Delight and Desire
“Delight yourself in the Lord, and He will give you the desires of your heart.” — Psalm 37:4
Most people read this verse as a transaction.
Delight in God, get what you want.
But that is not what is happening here. This is something far deeper and far more personal than a divine vending machine.
This is an invitation into transformation.
Look at the word delight.
In Hebrew it is עָנַג (anag). It does not primarily mean enthusiasm or emotional fervour. It means to be soft. Pliable. Malleable. To become tender in someone’s hands.
So the command is not: work up enough passion for God.
It is: become soft toward Him.
Let Him handle you. Yield to His touch. Stop holding so tightly to your own agenda and let His presence do what only nearness can do.
That changes everything about how we read this promise.
To delight, to anag, in the Lord is to draw near. To linger. To choose Him over every competing voice, the urgent ones, the anxious ones, the loud ones. And as we do, something begins to happen. Not by striving. Not by trying harder. By love.
When we are soft in His hands He reshapes us, quietly and tenderly, from the inside out. What once had a stranglehold on us begins to loosen. What once felt so important begins to fade. And in that sacred nearness His desires do not override ours. They renew them. Not imposed from above but imparted from within.
This is what pliability produces. Not passivity. Receptivity. A heart open enough to be remade.
But do not reduce this promise to only that.

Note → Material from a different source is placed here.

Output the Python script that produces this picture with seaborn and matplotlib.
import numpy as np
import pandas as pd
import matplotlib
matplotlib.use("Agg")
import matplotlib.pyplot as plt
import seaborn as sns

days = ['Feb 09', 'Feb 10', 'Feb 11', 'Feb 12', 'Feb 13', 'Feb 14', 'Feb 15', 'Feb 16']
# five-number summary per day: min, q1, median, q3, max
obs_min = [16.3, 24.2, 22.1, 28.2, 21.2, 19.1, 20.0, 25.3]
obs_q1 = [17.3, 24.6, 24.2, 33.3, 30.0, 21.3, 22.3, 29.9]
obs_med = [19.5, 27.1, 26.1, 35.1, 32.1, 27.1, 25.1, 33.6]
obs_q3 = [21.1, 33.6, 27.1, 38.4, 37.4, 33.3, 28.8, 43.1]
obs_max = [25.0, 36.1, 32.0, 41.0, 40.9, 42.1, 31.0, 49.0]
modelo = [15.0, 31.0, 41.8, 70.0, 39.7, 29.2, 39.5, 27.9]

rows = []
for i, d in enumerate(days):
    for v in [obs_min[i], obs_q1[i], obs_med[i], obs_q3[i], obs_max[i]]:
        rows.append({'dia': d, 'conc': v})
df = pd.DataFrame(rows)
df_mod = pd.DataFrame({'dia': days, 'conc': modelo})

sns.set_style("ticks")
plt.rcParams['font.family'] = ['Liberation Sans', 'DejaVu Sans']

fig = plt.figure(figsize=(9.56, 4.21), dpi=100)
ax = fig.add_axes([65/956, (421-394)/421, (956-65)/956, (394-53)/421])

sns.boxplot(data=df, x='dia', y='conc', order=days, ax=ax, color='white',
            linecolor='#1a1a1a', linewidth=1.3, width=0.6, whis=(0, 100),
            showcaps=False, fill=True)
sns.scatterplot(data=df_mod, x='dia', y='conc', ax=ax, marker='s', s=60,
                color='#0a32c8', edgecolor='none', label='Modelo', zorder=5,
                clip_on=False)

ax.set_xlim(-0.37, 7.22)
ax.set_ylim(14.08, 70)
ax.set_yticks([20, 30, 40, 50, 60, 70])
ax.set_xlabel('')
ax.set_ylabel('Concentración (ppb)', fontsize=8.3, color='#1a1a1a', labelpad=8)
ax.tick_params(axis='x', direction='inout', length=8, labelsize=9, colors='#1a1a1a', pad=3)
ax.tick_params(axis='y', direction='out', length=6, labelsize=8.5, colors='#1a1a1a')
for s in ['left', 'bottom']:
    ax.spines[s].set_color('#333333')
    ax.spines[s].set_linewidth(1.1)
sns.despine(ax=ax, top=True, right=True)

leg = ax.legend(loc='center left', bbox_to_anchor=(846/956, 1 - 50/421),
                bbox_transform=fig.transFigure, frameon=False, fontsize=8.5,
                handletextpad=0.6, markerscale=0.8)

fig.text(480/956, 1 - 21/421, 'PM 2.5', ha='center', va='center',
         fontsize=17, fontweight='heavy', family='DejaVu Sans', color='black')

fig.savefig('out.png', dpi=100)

God is not indifferent to what you carry.
He is not rolling His eyes at the thing you have been crying about at 2am. He is not dismissing the longing you have carried so long you have stopped naming it. He is not saying, just want Me and nothing else.
He is a Father.
And fathers care about what is on their children’s hearts.

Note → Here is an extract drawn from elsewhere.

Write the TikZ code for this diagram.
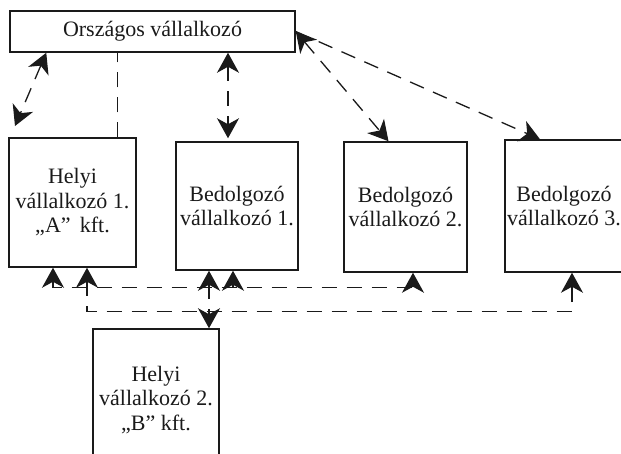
\documentclass[tikz,border=0pt]{standalone}
\usepackage{fontspec}
\setmainfont{Liberation Serif}
\usetikzlibrary{arrows.meta}
\definecolor{ink}{HTML}{1A1A1A}
\begin{document}
\begin{tikzpicture}[x=1pt,y=-1pt,
  >={Stealth[length=20pt,width=22pt,inset=6pt]},
  box/.style={draw=ink, line width=1.5pt, inner sep=0pt, align=center,
    text=ink, font=\fontsize{22}{24.5}\selectfont},
  link/.style={draw=ink, line width=1.3pt, dash pattern=on 15pt off 10pt},
  both/.style={link, <->},
  one/.style={link, ->}
]
\useasboundingbox (0,0) rectangle (621,453);

% boxes
\node[box, minimum width=285pt, minimum height=41pt] (top) at (152.5,31.5) {Országos vállalkozó};
\node[box, minimum width=127pt, minimum height=129pt] (hA) at (72.5,202.5) {Helyi\\vállalkozó 1.\\„A”\, kft.};
\node[box, minimum width=122pt, minimum height=128pt] (b1) at (237,206) {Bedolgozó\\vállalkozó 1.};
\node[box, minimum width=123pt, minimum height=130pt] (b2) at (405.5,207) {Bedolgozó\\vállalkozó 2.};
\node[box, minimum width=118pt, minimum height=132pt] (b3) at (564,206) {Bedolgozó\\vállalkozó 3.};
\node[box, minimum width=126pt, minimum height=142pt] (hB) at (156,400) {Helyi\\vállalkozó 2.\\„B” kft.};

% upper links
\coordinate (a1) at (15,126);
\draw[both] ([xshift=37pt]top.south west) -- (a1);

\coordinate (c2) at ([xshift=-19pt]hA.north east);
\draw[link] (c2) -- (c2 |- top.south);

\coordinate (c3) at ([xshift=-9pt,yshift=3pt]b1.north);
\draw[both] (c3 |- top.south) -- (c3);

\draw[both] (top.east) -- ([xshift=-17pt]b2.north);
\draw[one] (top.east) -- ([xshift=-24pt]b3.north);

% lower links
\coordinate (u0) at ([xshift=-19.5pt,yshift=-20pt]hA.south);
\coordinate (k1) at ([xshift=-4pt]b1.south);
\draw[both] ([xshift=-19.5pt]hA.south) -- (u0) -| ([xshift=7.5pt]b2.south);
\draw[one] (u0 -| k1) -- (k1);

\coordinate (l0) at ([xshift=14.5pt,yshift=-44pt]hA.south);
\draw[both] ([xshift=14.5pt]hA.south) -- (l0) -| ([xshift=8pt]b3.south);

\coordinate (v1) at ([xshift=-28pt]b1.south);
\draw[both] (v1) -- (v1 |- hB.north);
\end{tikzpicture}
\end{document}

So what is Psalm 37:4 actually promising?
Not either transformation or fulfilment. Both.
As you delight, as you become soft and pliable before Him, He refines your desires and draws them toward life, truth and purpose. And He responds to your desires because He is kind, He is near, and He misses nothing.
He does not erase your heart. He restores it.

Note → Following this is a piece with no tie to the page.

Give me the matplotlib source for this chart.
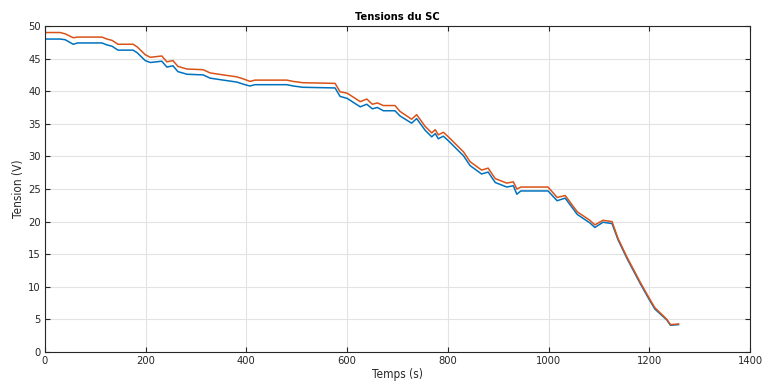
import matplotlib
matplotlib.use("Agg")
import matplotlib.pyplot as plt
from matplotlib import font_manager

# Data
t = [0, 30, 40, 56, 65, 113, 123, 133, 145, 175, 183, 199, 209, 232, 242, 254, 264,
     282, 314, 328, 354, 381, 397, 407, 417, 480, 493, 512, 576, 586, 600, 626, 639,
     650, 660, 672, 695, 705, 728, 738, 755, 768, 775, 781, 791, 801, 831, 844, 867,
     880, 894, 917, 930, 937, 945, 999, 1017, 1033, 1057, 1082, 1092, 1108, 1126,
     1138, 1156, 1182, 1198, 1211, 1235, 1242, 1258]
v_orange = [49.0, 49.0, 48.8, 48.2, 48.3, 48.3, 48.0, 47.8, 47.2, 47.2, 46.8, 45.6,
            45.2, 45.4, 44.5, 44.7, 43.8, 43.4, 43.3, 42.8, 42.5, 42.2, 41.8, 41.5,
            41.7, 41.7, 41.5, 41.3, 41.2, 39.9, 39.7, 38.4, 38.8, 38.0, 38.2, 37.8,
            37.8, 36.9, 35.7, 36.4, 34.6, 33.6, 34.1, 33.3, 33.7, 33.0, 30.7, 29.2,
            27.9, 28.2, 26.6, 25.9, 26.1, 25.0, 25.3, 25.3, 23.7, 24.0, 21.5, 20.2,
            19.5, 20.2, 20.0, 17.4, 14.5, 10.7, 8.5, 6.8, 5.0, 4.2, 4.3]
v_blue = [48.0, 48.0, 47.9, 47.2, 47.4, 47.4, 47.1, 46.9, 46.3, 46.3, 45.9, 44.7,
          44.4, 44.6, 43.7, 43.9, 43.0, 42.6, 42.5, 42.0, 41.7, 41.4, 41.0, 40.8,
          41.0, 41.0, 40.8, 40.6, 40.5, 39.2, 38.9, 37.6, 38.0, 37.3, 37.5, 37.0,
          37.0, 36.2, 35.1, 35.8, 34.0, 33.0, 33.5, 32.7, 33.1, 32.4, 30.1, 28.6,
          27.3, 27.6, 26.0, 25.3, 25.5, 24.2, 24.7, 24.7, 23.2, 23.6, 21.1, 19.8,
          19.1, 19.9, 19.7, 17.2, 14.3, 10.5, 8.3, 6.6, 4.9, 4.1, 4.2]
x_ticks = [0, 200, 400, 600, 800, 1000, 1200, 1400]
y_ticks = [0, 5, 10, 15, 20, 25, 30, 35, 40, 45, 50]

plt.rcParams['font.family'] = ['DejaVu Sans']
plt.rcParams['font.stretch'] = 'condensed'

fig = plt.figure(figsize=(7.67, 3.9), dpi=100)
ax = fig.add_axes([45/767, 1-352/390, 705/767, 326/390])

ax.plot(t, v_blue, color='#0072BD', lw=1.1)
ax.plot(t, v_orange, color='#D95319', lw=1.1)

ax.set_xlim(0, 1400)
ax.set_ylim(0, 50)
ax.set_xticks(x_ticks)
ax.set_yticks(y_ticks)
ax.grid(True, color='#e3e3e3', lw=0.8)
ax.set_axisbelow(True)
for s in ax.spines.values():
    s.set_color('#262626')
    s.set_linewidth(0.8)
ax.tick_params(direction='in', length=3.5, width=0.8, color='#262626',
               top=True, right=True, labelsize=8, labelcolor='#262626', pad=3)
ax.set_title('Tensions du SC', fontsize=8, fontweight='bold', pad=4, color='black')
ax.set_xlabel('Temps (s)', fontsize=8.5, labelpad=1, color='#262626')
ax.set_ylabel('Tension (V)', fontsize=8.5, labelpad=2, color='#262626')

fig.savefig('out.png', dpi=100)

He does not silence your longing. He redeems it.
And sometimes, not always quickly and not always the way you pictured it, the very desire you brought to Him trembling and uncertain becomes the one He fulfils in power, after it has been shaped in His presence.
Soft clay does not resist the potter’s hands.
It yields. It takes the shape being pressed into it. It becomes something it could never have formed on its own.
That is anag. That is delight.
So delight in Him.
Become soft toward Him. Stay close. Stay open. Stay honest about what you want.
Because in that place something shifts.
Your heart and His heart begin to beat together.
And that is where desire becomes destiny.